What is needed
Verbatim output of all the material below is required.

Available data

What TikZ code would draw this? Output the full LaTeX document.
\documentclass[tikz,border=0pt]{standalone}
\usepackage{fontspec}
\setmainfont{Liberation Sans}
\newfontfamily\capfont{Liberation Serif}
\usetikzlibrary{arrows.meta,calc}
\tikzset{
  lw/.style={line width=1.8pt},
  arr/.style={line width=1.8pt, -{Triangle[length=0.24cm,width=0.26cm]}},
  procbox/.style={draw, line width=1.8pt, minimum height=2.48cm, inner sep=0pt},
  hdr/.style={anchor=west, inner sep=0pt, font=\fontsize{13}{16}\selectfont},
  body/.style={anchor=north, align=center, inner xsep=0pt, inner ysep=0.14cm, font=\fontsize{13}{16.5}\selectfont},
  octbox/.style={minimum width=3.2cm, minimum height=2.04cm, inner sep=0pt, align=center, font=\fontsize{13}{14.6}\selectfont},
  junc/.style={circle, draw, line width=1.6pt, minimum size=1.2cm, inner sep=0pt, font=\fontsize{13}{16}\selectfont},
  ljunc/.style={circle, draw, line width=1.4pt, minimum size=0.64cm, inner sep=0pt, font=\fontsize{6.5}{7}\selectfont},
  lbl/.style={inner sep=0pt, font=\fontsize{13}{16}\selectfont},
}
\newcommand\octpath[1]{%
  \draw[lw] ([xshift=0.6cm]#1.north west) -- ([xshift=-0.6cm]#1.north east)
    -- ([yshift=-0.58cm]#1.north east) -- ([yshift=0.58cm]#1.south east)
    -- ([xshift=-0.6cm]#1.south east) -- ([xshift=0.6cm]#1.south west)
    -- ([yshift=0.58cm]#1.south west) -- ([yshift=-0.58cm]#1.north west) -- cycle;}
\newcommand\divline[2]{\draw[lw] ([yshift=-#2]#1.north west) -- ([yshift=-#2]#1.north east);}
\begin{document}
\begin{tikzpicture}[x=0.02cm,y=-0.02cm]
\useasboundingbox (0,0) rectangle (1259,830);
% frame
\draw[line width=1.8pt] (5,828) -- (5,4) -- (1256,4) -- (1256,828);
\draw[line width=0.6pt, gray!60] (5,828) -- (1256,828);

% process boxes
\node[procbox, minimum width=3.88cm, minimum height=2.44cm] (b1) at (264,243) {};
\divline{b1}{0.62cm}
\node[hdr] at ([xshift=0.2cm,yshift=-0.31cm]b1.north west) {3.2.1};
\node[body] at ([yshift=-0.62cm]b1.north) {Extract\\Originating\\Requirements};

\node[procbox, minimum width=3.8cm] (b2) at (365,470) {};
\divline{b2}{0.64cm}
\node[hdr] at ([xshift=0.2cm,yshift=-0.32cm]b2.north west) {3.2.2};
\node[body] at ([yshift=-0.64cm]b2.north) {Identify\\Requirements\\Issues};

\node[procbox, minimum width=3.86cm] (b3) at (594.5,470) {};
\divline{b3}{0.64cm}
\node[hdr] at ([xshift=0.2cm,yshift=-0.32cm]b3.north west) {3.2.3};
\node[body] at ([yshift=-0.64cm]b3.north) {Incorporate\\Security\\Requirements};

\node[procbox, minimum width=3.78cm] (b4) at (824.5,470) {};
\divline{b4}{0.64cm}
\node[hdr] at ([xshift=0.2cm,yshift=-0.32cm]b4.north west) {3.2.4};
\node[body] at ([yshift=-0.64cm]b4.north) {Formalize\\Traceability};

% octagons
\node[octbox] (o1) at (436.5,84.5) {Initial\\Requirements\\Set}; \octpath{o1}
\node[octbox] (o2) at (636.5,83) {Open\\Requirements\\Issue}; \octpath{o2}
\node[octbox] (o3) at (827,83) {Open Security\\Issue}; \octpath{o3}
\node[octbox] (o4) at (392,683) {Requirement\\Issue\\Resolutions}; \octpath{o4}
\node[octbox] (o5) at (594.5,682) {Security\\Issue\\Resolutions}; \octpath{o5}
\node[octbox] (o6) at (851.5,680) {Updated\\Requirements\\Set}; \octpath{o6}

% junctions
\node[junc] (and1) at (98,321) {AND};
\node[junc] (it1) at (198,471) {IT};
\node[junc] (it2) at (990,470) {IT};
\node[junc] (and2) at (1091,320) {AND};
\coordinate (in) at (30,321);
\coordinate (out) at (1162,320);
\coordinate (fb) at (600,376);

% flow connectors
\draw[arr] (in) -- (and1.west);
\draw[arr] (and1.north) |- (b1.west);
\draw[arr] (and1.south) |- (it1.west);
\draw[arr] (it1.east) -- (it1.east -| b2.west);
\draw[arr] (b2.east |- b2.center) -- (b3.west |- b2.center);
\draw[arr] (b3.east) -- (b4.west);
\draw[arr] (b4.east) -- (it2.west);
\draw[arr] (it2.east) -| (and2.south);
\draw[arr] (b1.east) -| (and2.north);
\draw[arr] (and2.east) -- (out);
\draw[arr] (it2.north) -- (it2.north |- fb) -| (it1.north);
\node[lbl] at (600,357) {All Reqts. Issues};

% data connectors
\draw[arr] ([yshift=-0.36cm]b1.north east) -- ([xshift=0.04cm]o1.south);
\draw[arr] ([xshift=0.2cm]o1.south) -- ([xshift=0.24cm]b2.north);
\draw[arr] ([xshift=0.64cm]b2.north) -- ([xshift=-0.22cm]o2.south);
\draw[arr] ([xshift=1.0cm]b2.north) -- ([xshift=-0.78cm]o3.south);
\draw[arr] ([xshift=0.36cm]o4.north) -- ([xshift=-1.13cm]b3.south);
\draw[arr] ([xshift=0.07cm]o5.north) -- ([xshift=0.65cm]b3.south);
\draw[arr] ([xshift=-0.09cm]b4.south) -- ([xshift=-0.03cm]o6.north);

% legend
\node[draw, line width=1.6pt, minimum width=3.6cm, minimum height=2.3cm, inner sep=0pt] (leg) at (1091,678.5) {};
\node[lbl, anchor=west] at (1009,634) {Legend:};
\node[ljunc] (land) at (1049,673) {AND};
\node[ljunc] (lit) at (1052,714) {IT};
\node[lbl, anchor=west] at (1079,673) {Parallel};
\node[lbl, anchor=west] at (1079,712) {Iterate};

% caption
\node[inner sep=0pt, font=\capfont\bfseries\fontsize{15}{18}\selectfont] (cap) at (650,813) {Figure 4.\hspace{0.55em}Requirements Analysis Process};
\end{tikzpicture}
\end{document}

Solution
What TikZ code would draw this? Output the full LaTeX document.
\documentclass[tikz,border=0pt]{standalone}
\usepackage{fontspec}
\setmainfont{Liberation Sans}
\newfontfamily\capfont{Liberation Serif}
\usetikzlibrary{arrows.meta,calc}
\tikzset{
  lw/.style={line width=1.8pt},
  arr/.style={line width=1.8pt, -{Triangle[length=0.24cm,width=0.26cm]}},
  procbox/.style={draw, line width=1.8pt, minimum height=2.48cm, inner sep=0pt},
  hdr/.style={anchor=west, inner sep=0pt, font=\fontsize{13}{16}\selectfont},
  body/.style={anchor=north, align=center, inner xsep=0pt, inner ysep=0.14cm, font=\fontsize{13}{16.5}\selectfont},
  octbox/.style={minimum width=3.2cm, minimum height=2.04cm, inner sep=0pt, align=center, font=\fontsize{13}{14.6}\selectfont},
  junc/.style={circle, draw, line width=1.6pt, minimum size=1.2cm, inner sep=0pt, font=\fontsize{13}{16}\selectfont},
  ljunc/.style={circle, draw, line width=1.4pt, minimum size=0.64cm, inner sep=0pt, font=\fontsize{6.5}{7}\selectfont},
  lbl/.style={inner sep=0pt, font=\fontsize{13}{16}\selectfont},
}
\newcommand\octpath[1]{%
  \draw[lw] ([xshift=0.6cm]#1.north west) -- ([xshift=-0.6cm]#1.north east)
    -- ([yshift=-0.58cm]#1.north east) -- ([yshift=0.58cm]#1.south east)
    -- ([xshift=-0.6cm]#1.south east) -- ([xshift=0.6cm]#1.south west)
    -- ([yshift=0.58cm]#1.south west) -- ([yshift=-0.58cm]#1.north west) -- cycle;}
\newcommand\divline[2]{\draw[lw] ([yshift=-#2]#1.north west) -- ([yshift=-#2]#1.north east);}
\begin{document}
\begin{tikzpicture}[x=0.02cm,y=-0.02cm]
\useasboundingbox (0,0) rectangle (1259,830);
% frame
\draw[line width=1.8pt] (5,828) -- (5,4) -- (1256,4) -- (1256,828);
\draw[line width=0.6pt, gray!60] (5,828) -- (1256,828);

% process boxes
\node[procbox, minimum width=3.88cm, minimum height=2.44cm] (b1) at (264,243) {};
\divline{b1}{0.62cm}
\node[hdr] at ([xshift=0.2cm,yshift=-0.31cm]b1.north west) {3.2.1};
\node[body] at ([yshift=-0.62cm]b1.north) {Extract\\Originating\\Requirements};

\node[procbox, minimum width=3.8cm] (b2) at (365,470) {};
\divline{b2}{0.64cm}
\node[hdr] at ([xshift=0.2cm,yshift=-0.32cm]b2.north west) {3.2.2};
\node[body] at ([yshift=-0.64cm]b2.north) {Identify\\Requirements\\Issues};

\node[procbox, minimum width=3.86cm] (b3) at (594.5,470) {};
\divline{b3}{0.64cm}
\node[hdr] at ([xshift=0.2cm,yshift=-0.32cm]b3.north west) {3.2.3};
\node[body] at ([yshift=-0.64cm]b3.north) {Incorporate\\Security\\Requirements};

\node[procbox, minimum width=3.78cm] (b4) at (824.5,470) {};
\divline{b4}{0.64cm}
\node[hdr] at ([xshift=0.2cm,yshift=-0.32cm]b4.north west) {3.2.4};
\node[body] at ([yshift=-0.64cm]b4.north) {Formalize\\Traceability};

% octagons
\node[octbox] (o1) at (436.5,84.5) {Initial\\Requirements\\Set}; \octpath{o1}
\node[octbox] (o2) at (636.5,83) {Open\\Requirements\\Issue}; \octpath{o2}
\node[octbox] (o3) at (827,83) {Open Security\\Issue}; \octpath{o3}
\node[octbox] (o4) at (392,683) {Requirement\\Issue\\Resolutions}; \octpath{o4}
\node[octbox] (o5) at (594.5,682) {Security\\Issue\\Resolutions}; \octpath{o5}
\node[octbox] (o6) at (851.5,680) {Updated\\Requirements\\Set}; \octpath{o6}

% junctions
\node[junc] (and1) at (98,321) {AND};
\node[junc] (it1) at (198,471) {IT};
\node[junc] (it2) at (990,470) {IT};
\node[junc] (and2) at (1091,320) {AND};
\coordinate (in) at (30,321);
\coordinate (out) at (1162,320);
\coordinate (fb) at (600,376);

% flow connectors
\draw[arr] (in) -- (and1.west);
\draw[arr] (and1.north) |- (b1.west);
\draw[arr] (and1.south) |- (it1.west);
\draw[arr] (it1.east) -- (it1.east -| b2.west);
\draw[arr] (b2.east |- b2.center) -- (b3.west |- b2.center);
\draw[arr] (b3.east) -- (b4.west);
\draw[arr] (b4.east) -- (it2.west);
\draw[arr] (it2.east) -| (and2.south);
\draw[arr] (b1.east) -| (and2.north);
\draw[arr] (and2.east) -- (out);
\draw[arr] (it2.north) -- (it2.north |- fb) -| (it1.north);
\node[lbl] at (600,357) {All Reqts. Issues};

% data connectors
\draw[arr] ([yshift=-0.36cm]b1.north east) -- ([xshift=0.04cm]o1.south);
\draw[arr] ([xshift=0.2cm]o1.south) -- ([xshift=0.24cm]b2.north);
\draw[arr] ([xshift=0.64cm]b2.north) -- ([xshift=-0.22cm]o2.south);
\draw[arr] ([xshift=1.0cm]b2.north) -- ([xshift=-0.78cm]o3.south);
\draw[arr] ([xshift=0.36cm]o4.north) -- ([xshift=-1.13cm]b3.south);
\draw[arr] ([xshift=0.07cm]o5.north) -- ([xshift=0.65cm]b3.south);
\draw[arr] ([xshift=-0.09cm]b4.south) -- ([xshift=-0.03cm]o6.north);

% legend
\node[draw, line width=1.6pt, minimum width=3.6cm, minimum height=2.3cm, inner sep=0pt] (leg) at (1091,678.5) {};
\node[lbl, anchor=west] at (1009,634) {Legend:};
\node[ljunc] (land) at (1049,673) {AND};
\node[ljunc] (lit) at (1052,714) {IT};
\node[lbl, anchor=west] at (1079,673) {Parallel};
\node[lbl, anchor=west] at (1079,712) {Iterate};

% caption
\node[inner sep=0pt, font=\capfont\bfseries\fontsize{15}{18}\selectfont] (cap) at (650,813) {Figure 4.\hspace{0.55em}Requirements Analysis Process};
\end{tikzpicture}
\end{document}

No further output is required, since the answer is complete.